Lindholm told the software developers he hopes to “create a regulatory environment that matches your speed” and to get “the next Bill Gates into Wyoming.”
“Not only do we want to see you make it big, but we want to make it big with you,” he said.
Delaware was set to emerge as a major blockchain player under the former Gov. Jack Markell, who announced the Delaware Blockchain Initiative in 2016. After the election of Gov. John Carney later that year, the work to foster blockchain businesses in Delaware stagnated.
Long said the support of blockchain technology by Wyoming’s three gubernatorial candidates Sunday was an important signal to the industry that the 2018 blockchain legislation wasn’t just a “flash in the pan.”

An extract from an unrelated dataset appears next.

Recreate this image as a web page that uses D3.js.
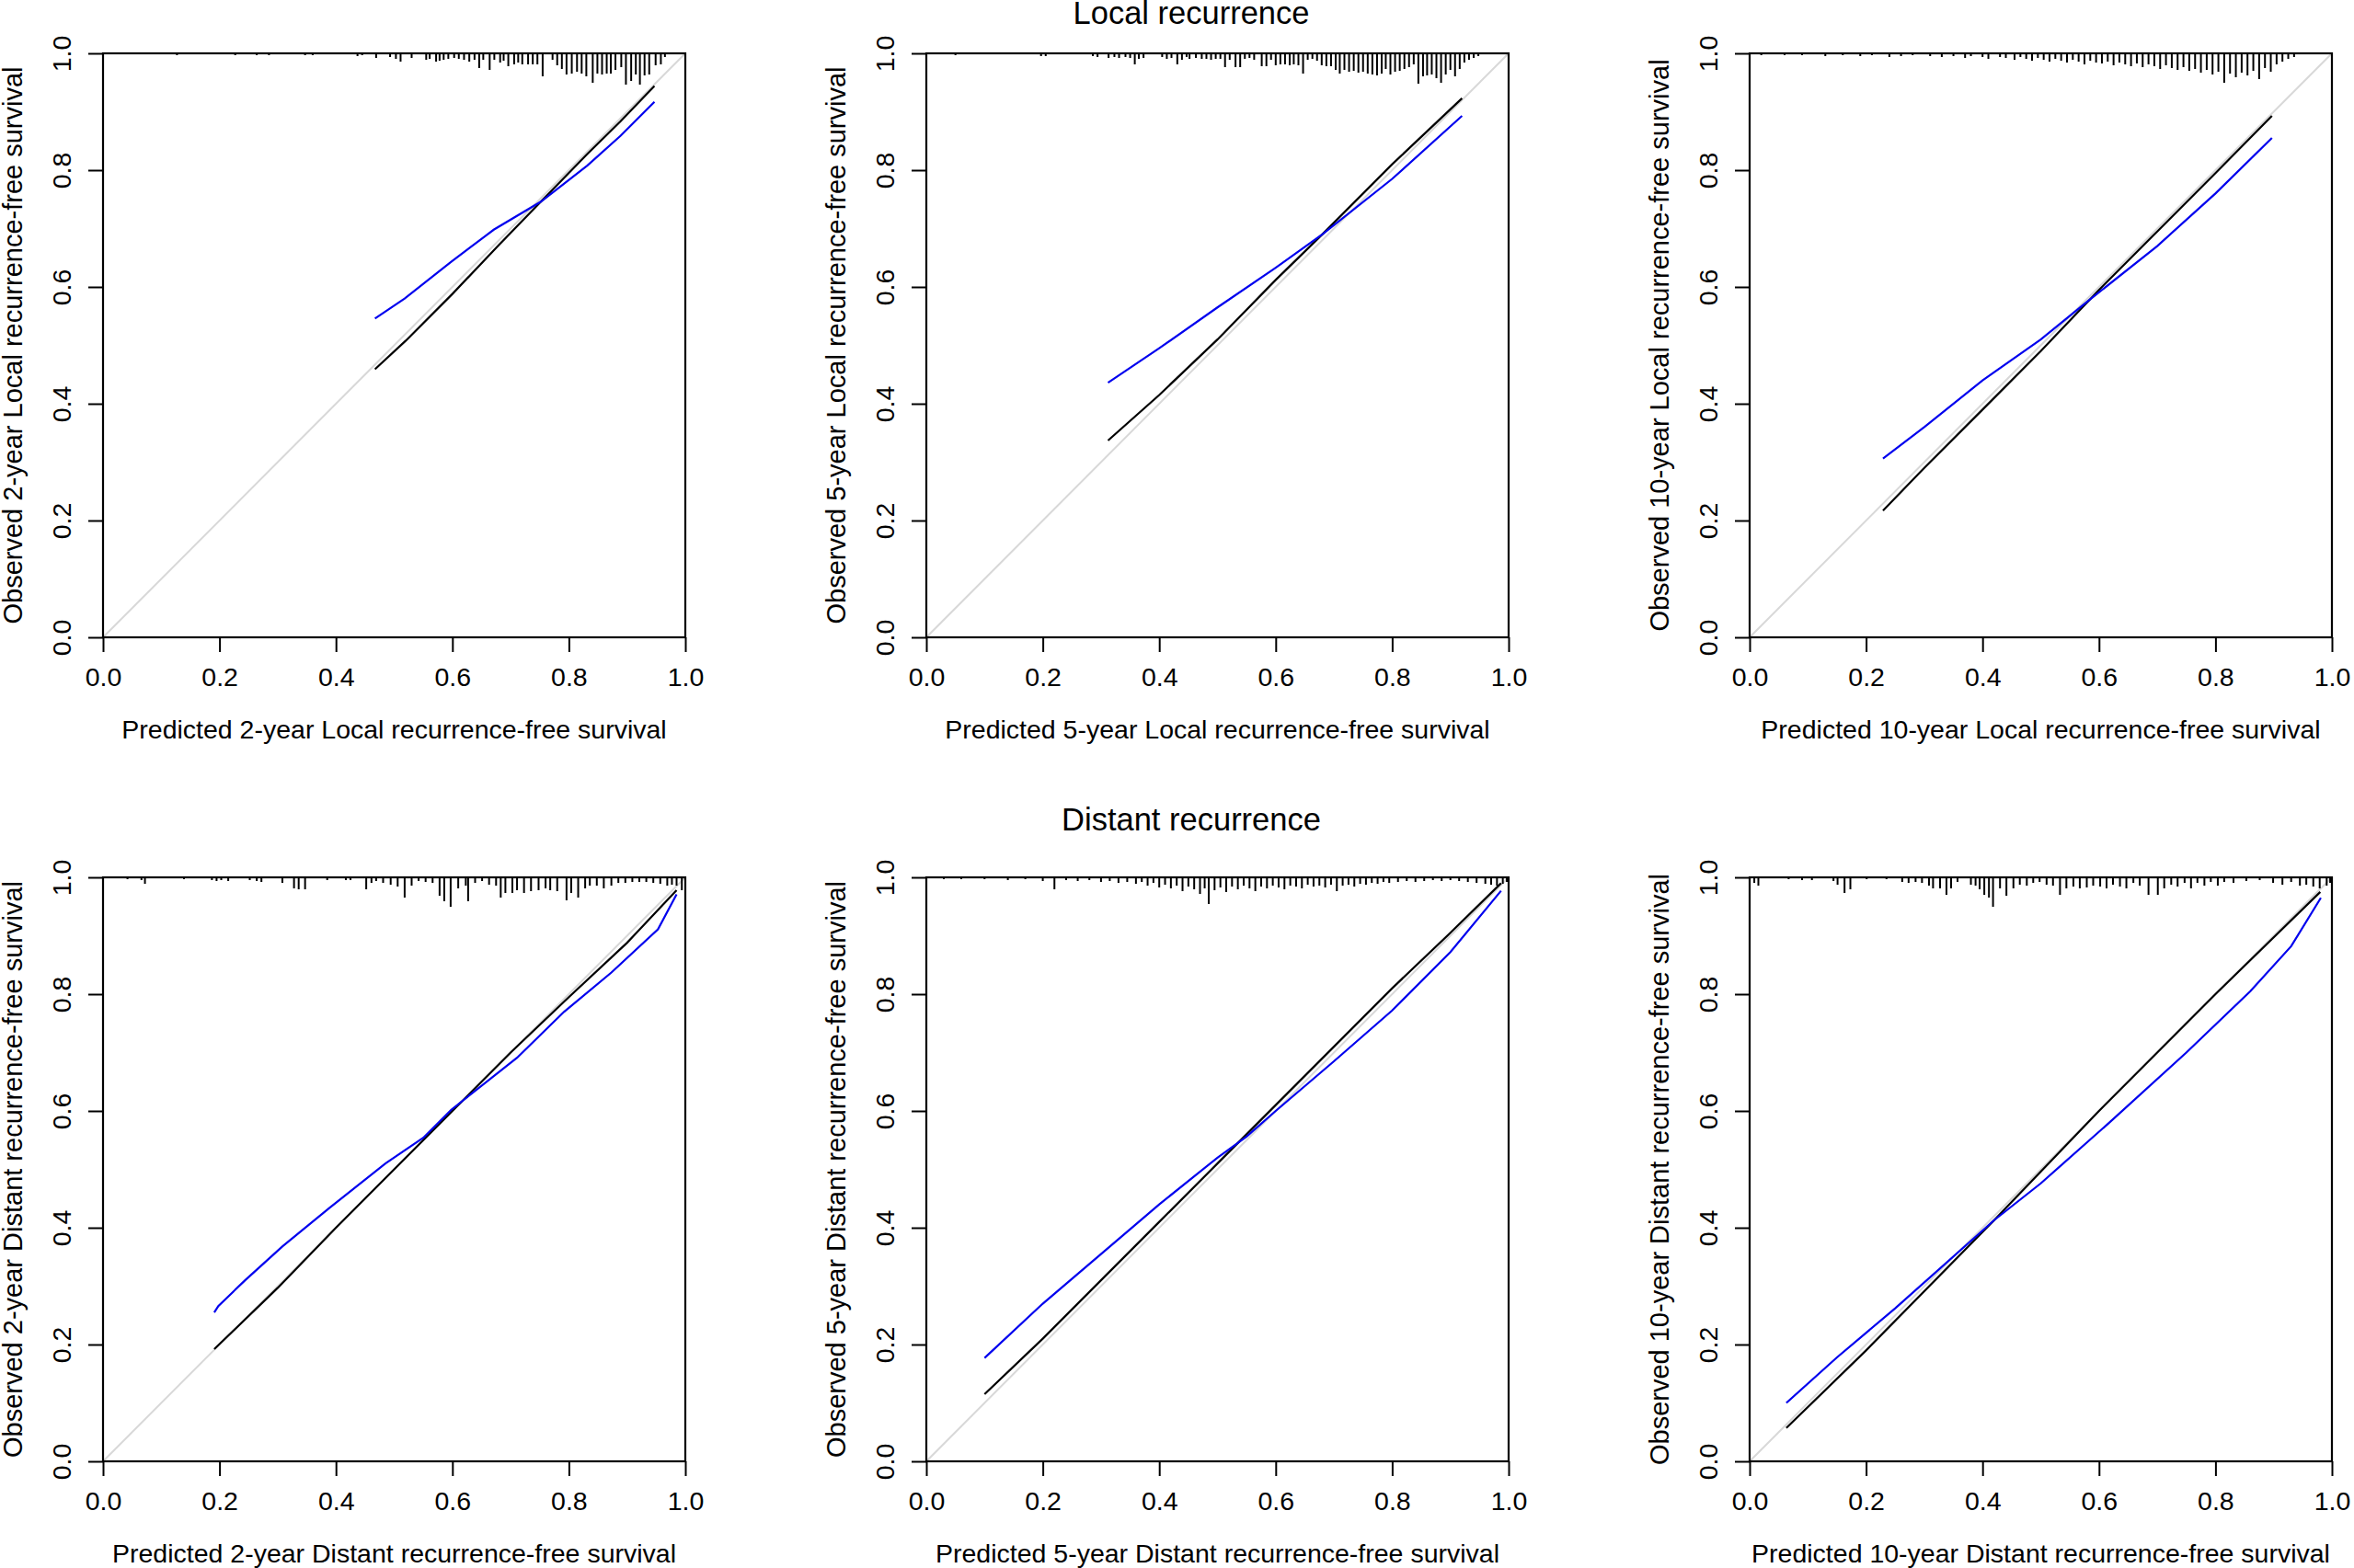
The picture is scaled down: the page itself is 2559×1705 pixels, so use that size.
<!DOCTYPE html>
<html>
<head>
<meta charset="utf-8">
<script src="https://cdn.jsdelivr.net/npm/d3@7"></script>
<style>
  body { margin: 0; background: #fff; }
  svg { display: block; }
  text { font-family: "Liberation Sans", Arial, Helvetica, sans-serif; fill: #000; }
</style>
</head>
<body>
<script>
// ---- data ----
var years = [2, 5, 10];
var outcomes = ["Local", "Distant"];
var rowTitles = ["Local recurrence", "Distant recurrence"];
var tickValues = [0, 0.2, 0.4, 0.6, 0.8, 1.0];

// apparent (black) and bias-corrected (blue) calibration curves: [predicted, observed]
var apparent_L2 = [[0.467,0.459],[0.52,0.508],[0.6,0.588],[0.68,0.672],[0.752,0.746],[0.832,0.828],[0.889,0.884],[0.947,0.944]];
var corrected_L2 = [[0.467,0.546],[0.518,0.580],[0.598,0.643],[0.671,0.698],[0.752,0.746],[0.832,0.808],[0.889,0.859],[0.947,0.917]];
var apparent_L5 = [[0.312,0.337],[0.4,0.415],[0.5,0.51],[0.6,0.612],[0.68,0.69],[0.8,0.81],[0.92,0.923]];
var corrected_L5 = [[0.312,0.436],[0.4,0.495],[0.5,0.565],[0.6,0.633],[0.68,0.69],[0.8,0.785],[0.92,0.893]];
var apparent_L10 = [[0.229,0.217],[0.3,0.29],[0.4,0.39],[0.5,0.49],[0.6,0.595],[0.7,0.695],[0.8,0.795],[0.897,0.893]];
var corrected_L10 = [[0.229,0.306],[0.3,0.36],[0.4,0.44],[0.5,0.51],[0.58,0.575],[0.7,0.67],[0.8,0.76],[0.897,0.855]];
var apparent_D2 = [[0.191,0.192],[0.3,0.297],[0.4,0.4],[0.5,0.5],[0.6,0.6],[0.7,0.7],[0.8,0.795],[0.9,0.888],[0.985,0.978]];
var corrected_D2 = [[0.191,0.255],[0.198,0.266],[0.244,0.310],[0.308,0.368],[0.389,0.434],[0.485,0.510],[0.550,0.554],[0.598,0.602],[0.711,0.691],[0.792,0.770],[0.873,0.837],[0.953,0.911],[0.985,0.971]];
var apparent_D5 = [[0.1,0.115],[0.2,0.21],[0.3,0.31],[0.4,0.41],[0.5,0.51],[0.6,0.61],[0.7,0.71],[0.8,0.81],[0.9,0.905],[0.987,0.99]];
var corrected_D5 = [[0.1,0.177],[0.2,0.27],[0.3,0.355],[0.4,0.44],[0.5,0.52],[0.55,0.556],[0.6,0.6],[0.7,0.685],[0.8,0.772],[0.9,0.872],[0.987,0.977]];
var apparent_D10 = [[0.063,0.057],[0.2,0.19],[0.42,0.413],[0.6,0.6],[0.8,0.8],[0.98,0.975]];
var corrected_D10 = [[0.063,0.100],[0.15,0.178],[0.25,0.262],[0.42,0.413],[0.5,0.476],[0.62,0.582],[0.75,0.7],[0.86,0.805],[0.93,0.882],[0.981,0.965]];

// distribution of predictions (spikes on top): [predicted, relative frequency]
var spikes_L2 = [[0.127,2],[0.227,2],[0.264,2],[0.285,2],[0.347,2],[0.360,2],[0.437,3],[0.445,2],[0.469,5],[0.493,4],[0.503,6],[0.511,9],[0.530,5],[0.555,7],[0.561,6],[0.572,9],[0.578,8],[0.585,7],[0.593,6],[0.603,5],[0.611,6],[0.620,7],[0.629,9],[0.638,7],[0.646,16],[0.653,7],[0.664,18],[0.672,7],[0.682,10],[0.688,8],[0.696,14],[0.706,12],[0.713,10],[0.720,12],[0.730,12],[0.738,12],[0.746,12],[0.755,25],[0.772,7],[0.780,13],[0.788,17],[0.796,23],[0.805,22],[0.814,20],[0.822,22],[0.830,25],[0.841,32],[0.849,22],[0.857,23],[0.865,22],[0.872,22],[0.880,18],[0.890,15],[0.898,34],[0.907,30],[0.915,23],[0.922,34],[0.930,24],[0.938,23],[0.949,13],[0.958,12],[0.965,4]];
var spikes_L5 = [[0.05,2],[0.197,3],[0.205,3],[0.286,3],[0.294,4],[0.313,5],[0.323,4],[0.331,5],[0.342,4],[0.350,5],[0.358,12],[0.365,6],[0.373,5],[0.405,4],[0.413,6],[0.421,5],[0.431,12],[0.439,7],[0.447,4],[0.452,6],[0.463,5],[0.473,6],[0.481,6],[0.489,7],[0.497,6],[0.505,6],[0.513,15],[0.521,7],[0.531,15],[0.539,15],[0.547,6],[0.555,5],[0.563,7],[0.576,14],[0.584,14],[0.592,7],[0.600,13],[0.608,12],[0.616,12],[0.624,13],[0.631,12],[0.639,13],[0.647,22],[0.655,7],[0.663,6],[0.671,8],[0.679,13],[0.687,14],[0.695,14],[0.703,18],[0.710,22],[0.718,18],[0.726,20],[0.734,19],[0.742,21],[0.750,20],[0.758,22],[0.766,23],[0.774,24],[0.782,22],[0.789,17],[0.797,23],[0.805,20],[0.813,19],[0.821,17],[0.829,15],[0.837,12],[0.845,33],[0.853,25],[0.860,24],[0.868,23],[0.876,27],[0.884,32],[0.892,23],[0.900,18],[0.908,25],[0.916,17],[0.924,10],[0.932,7],[0.940,5],[0.948,3]];
var spikes_L10 = [[0.02,2],[0.06,2],[0.09,2],[0.13,3],[0.16,2],[0.19,3],[0.21,2],[0.24,4],[0.26,3],[0.28,2],[0.31,3],[0.33,4],[0.35,3],[0.37,5],[0.38,3],[0.40,4],[0.41,6],[0.43,4],[0.44,5],[0.455,7],[0.465,4],[0.475,6],[0.485,8],[0.495,5],[0.505,7],[0.515,9],[0.525,6],[0.535,8],[0.545,10],[0.555,7],[0.565,9],[0.575,12],[0.585,8],[0.595,10],[0.605,11],[0.615,9],[0.625,13],[0.635,10],[0.645,12],[0.655,14],[0.665,11],[0.675,15],[0.685,12],[0.695,14],[0.705,17],[0.715,13],[0.725,16],[0.735,18],[0.745,15],[0.755,19],[0.765,17],[0.775,21],[0.785,18],[0.795,23],[0.805,20],[0.815,32],[0.825,22],[0.835,26],[0.845,21],[0.855,24],[0.865,19],[0.875,28],[0.885,16],[0.895,20],[0.905,12],[0.915,9],[0.925,6],[0.935,4]];
var spikes_D2 = [[0.042,2],[0.066,3],[0.072,7],[0.139,2],[0.187,3],[0.195,4],[0.203,3],[0.215,4],[0.252,3],[0.264,4],[0.272,5],[0.308,6],[0.328,12],[0.336,13],[0.347,13],[0.385,3],[0.417,3],[0.425,3],[0.452,13],[0.461,6],[0.469,4],[0.481,6],[0.494,8],[0.506,10],[0.518,22],[0.530,9],[0.542,4],[0.554,5],[0.566,6],[0.578,20],[0.586,26],[0.597,32],[0.610,12],[0.623,9],[0.627,26],[0.639,6],[0.651,4],[0.663,8],[0.675,9],[0.683,22],[0.691,17],[0.703,17],[0.711,14],[0.723,17],[0.735,15],[0.748,14],[0.760,12],[0.768,14],[0.780,15],[0.796,25],[0.804,17],[0.816,22],[0.828,12],[0.836,9],[0.848,9],[0.860,12],[0.873,9],[0.885,6],[0.897,6],[0.909,5],[0.921,5],[0.933,5],[0.945,6],[0.957,7],[0.969,9],[0.977,8],[0.985,9],[0.994,14]];
var spikes_D5 = [[0.03,2],[0.06,2],[0.10,2],[0.14,3],[0.17,2],[0.20,4],[0.22,13],[0.24,3],[0.26,4],[0.28,3],[0.30,5],[0.315,4],[0.33,6],[0.345,5],[0.36,7],[0.37,5],[0.38,9],[0.39,6],[0.40,11],[0.41,8],[0.42,12],[0.43,9],[0.44,15],[0.45,10],[0.46,13],[0.47,18],[0.478,12],[0.485,29],[0.495,14],[0.505,11],[0.515,16],[0.525,10],[0.535,13],[0.545,9],[0.555,12],[0.565,15],[0.575,10],[0.585,12],[0.595,9],[0.605,11],[0.615,13],[0.625,9],[0.635,10],[0.645,12],[0.655,8],[0.665,10],[0.675,9],[0.685,11],[0.695,8],[0.705,15],[0.715,9],[0.725,8],[0.735,10],[0.745,7],[0.755,8],[0.765,6],[0.775,7],[0.785,5],[0.795,6],[0.81,5],[0.825,4],[0.84,5],[0.855,4],[0.87,3],[0.885,4],[0.90,3],[0.915,4],[0.93,5],[0.945,6],[0.96,7],[0.97,8],[0.98,9],[0.99,7],[0.997,5]];
var spikes_D10 = [[0.008,6],[0.015,9],[0.067,2],[0.090,3],[0.107,3],[0.144,4],[0.151,8],[0.163,17],[0.173,13],[0.201,2],[0.235,2],[0.262,5],[0.273,6],[0.285,5],[0.296,6],[0.308,9],[0.315,12],[0.327,12],[0.338,19],[0.346,12],[0.357,5],[0.380,8],[0.388,9],[0.395,13],[0.403,19],[0.411,22],[0.418,32],[0.430,12],[0.441,20],[0.453,12],[0.464,8],[0.476,9],[0.487,6],[0.498,5],[0.510,8],[0.521,9],[0.533,19],[0.544,12],[0.556,10],[0.567,12],[0.579,11],[0.590,9],[0.602,10],[0.613,12],[0.624,8],[0.636,10],[0.647,12],[0.659,6],[0.670,9],[0.685,19],[0.701,19],[0.712,12],[0.724,8],[0.735,10],[0.747,6],[0.758,12],[0.769,6],[0.781,9],[0.792,5],[0.804,9],[0.815,5],[0.831,6],[0.853,4],[0.876,3],[0.899,6],[0.915,8],[0.930,5],[0.945,9],[0.956,8],[0.968,10],[0.979,12],[0.991,9],[0.997,6]];

var apparent = { L2: apparent_L2, L5: apparent_L5, L10: apparent_L10, D2: apparent_D2, D5: apparent_D5, D10: apparent_D10 };
var corrected = { L2: corrected_L2, L5: corrected_L5, L10: corrected_L10, D2: corrected_D2, D5: corrected_D5, D10: corrected_D10 };
var spikes = { L2: spikes_L2, L5: spikes_L5, L10: spikes_L10, D2: spikes_D2, D5: spikes_D5, D10: spikes_D10 };

// ---- layout ----
var W = 2559, H = 1705;
var colLeft = [112, 1007, 1902];
var rowTop = [58, 954];
var titleY = [26, 903];
var titleX = 1295;
var pw = 633, ph = 635;
var fontSize = 28.5;

var svg = d3.select("body").append("svg").attr("width", W).attr("height", H);

var x = d3.scaleLinear().domain([0, 1]).range([0, pw]);
var y = d3.scaleLinear().domain([0, 1]).range([ph, 0]);
var spikeLen = d3.scaleLinear().domain([0, 35]).range([0, 35]);
var line = d3.line().x(function(d){ return x(d[0]); }).y(function(d){ return y(d[1]); });

rowTitles.forEach(function(t, r){
  svg.append("text").attr("x", titleX).attr("y", titleY[r])
    .attr("text-anchor", "middle").style("font-size", "34.5px").text(t);
});

outcomes.forEach(function(outcome, r){
  years.forEach(function(yr, c){
    var key = outcome.charAt(0) + yr;
    var g = svg.append("g").attr("transform", "translate(" + colLeft[c] + "," + rowTop[r] + ")");

    // ideal line
    g.append("line")
      .attr("x1", x(0)).attr("y1", y(0)).attr("x2", x(1)).attr("y2", y(1))
      .style("stroke", "#d8d8d8").style("stroke-width", 2);

    // spikes along the top
    g.selectAll(".spike").data(spikes[key]).enter().append("line")
      .attr("x1", function(d){ return x(d[0]); }).attr("x2", function(d){ return x(d[0]); })
      .attr("y1", y(1)).attr("y2", function(d){ return y(1) + spikeLen(d[1]); })
      .style("stroke", "#000").style("stroke-width", 2);

    g.append("path").attr("d", line(apparent[key]))
      .style("fill", "none").style("stroke", "#000").style("stroke-width", 2.2);
    g.append("path").attr("d", line(corrected[key]))
      .style("fill", "none").style("stroke", "#0000ee").style("stroke-width", 2.2);

    // axes
    var xa = g.append("g").attr("transform", "translate(0," + ph + ")")
      .call(d3.axisBottom(x).tickValues(tickValues).tickFormat(d3.format(".1f")).tickSize(16).tickSizeOuter(0).tickPadding(17));
    xa.selectAll("text").style("font-size", fontSize + "px").attr("dy", "0.71em");
    var ya = g.append("g")
      .call(d3.axisLeft(y).tickValues(tickValues).tickFormat(d3.format(".1f")).tickSize(16).tickSizeOuter(0));
    ya.selectAll("text").attr("x", 0).attr("y", -35).attr("dy", 0)
      .attr("transform", "rotate(-90)").attr("text-anchor", "middle").style("font-size", fontSize + "px");
    g.selectAll(".domain").remove();
    g.selectAll(".tick line").style("stroke", "#000").style("stroke-width", 2);

    g.append("rect").attr("x", 0).attr("y", 0).attr("width", pw).attr("height", ph)
      .style("fill", "none").style("stroke", "#000").style("stroke-width", 2.2);

    var name = yr + "-year " + outcome + " recurrence-free survival";
    g.append("text").attr("x", pw / 2).attr("y", ph + 110).attr("text-anchor", "middle")
      .style("font-size", fontSize + "px").text("Predicted " + name);
    g.append("text").attr("transform", "translate(-88," + (ph / 2) + ") rotate(-90)")
      .attr("text-anchor", "middle").style("font-size", "29px").text("Observed " + name);
  });
});
</script>
</body>
</html>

“It matters that there’s a commitment to continuing blockchain in Wyoming,” she said.
Alanna Gombert, who served as a judge for WyoHackathon, became involved the lobbying effort for the 2018 legislation shortly after similar bills were killed in the Delaware General Assembly.
At the time, it was apparent Wyoming was the most likely to pass blockchain legislation and Gombert said she was impressed by how open state legislators were to the idea.
“On a federal level, they don’t care. They’re just looking for donations half the time,” she said. “Wyoming’s very different. They’re genuinely interested and they work across party lines.”
Gombert is the chief revenue officer for MetaX, a blockchain company that works on digital advertising.
Even though Wyoming’s blockchain laws are just six months old, Gombert said she’s already seen the benefits the legislation has had.
“It’s already happening,” she said. “I spend a lot more time in Wyoming that I ever would have before.”
And while the blockchain efforts will pay dividends for the state economy, it will also be a template for the rest of the U.S., she said.
“For the time in the U.S., there’s a definition of utility tokens on the books,” she said. “Wyoming for us is a precedent and that’s so important.”